There were those asking: How can I make money out of broadband?

And there were those asking: How can all this help my local community?

Many there were showing what can be done but I was a little dismayed at the pattern of most debates. About a third of the time was spent on looking under bonnets, seeing how stuff worked. Yawn. Around a half was spent on what it could do. That was better. We heard about flexible working, always-on access, access from anywhere on the globe, relationships broadband enables.

But the techie side of this was a little self-indulgent. And there was always an air of 'it could be better'.

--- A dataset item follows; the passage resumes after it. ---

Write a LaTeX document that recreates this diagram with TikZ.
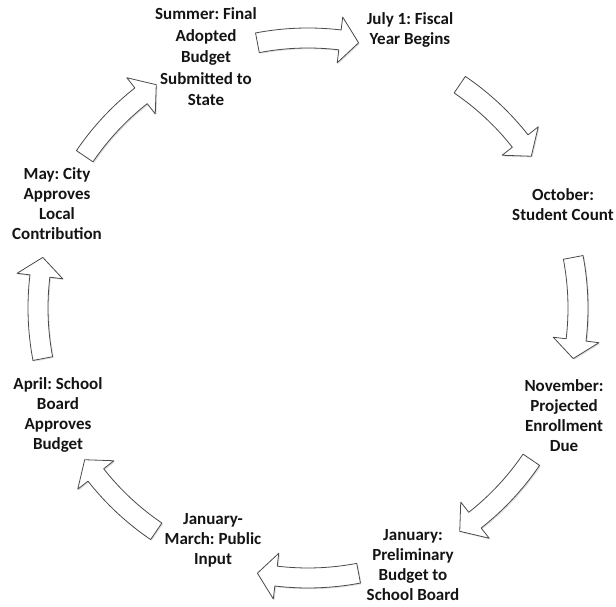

The final third or so was on the social dimension. It covered social inclusion, education, bridging the digital divide - moving and instructive sessions.

So it was a mixed bag. But let me highlight two points, one a negative, one a huge positive.

The scariest element of the day was that most attendees had the look, feel and dress of techies. How many polyesters were killed to make those suits?

The plus side I hadn't expected came in the shape of two fellow speakers. I believe we need champions and leaders for technology, generally, in the UK, and for things like broadband specifically.

Step forward the founder of COLT and Professor Peter Cochrane, a fellow columnist on these pages.

I was very, very impressed by what they had to say. I was wowed by both men - clearly technology leaders, with compelling visions. This is what we need, I thought.

As the conference closed, there was a real buzz. The interaction between all present had been good and I had rediscovered my faith in technology. In short, when our community gets it together, boy it gets it together.

I believe we can make broadband work in the UK, for providers, users, communities and others. It won't be easy but I feel more confident now. I sense we're moving toward a realisation that we can't afford not to do it.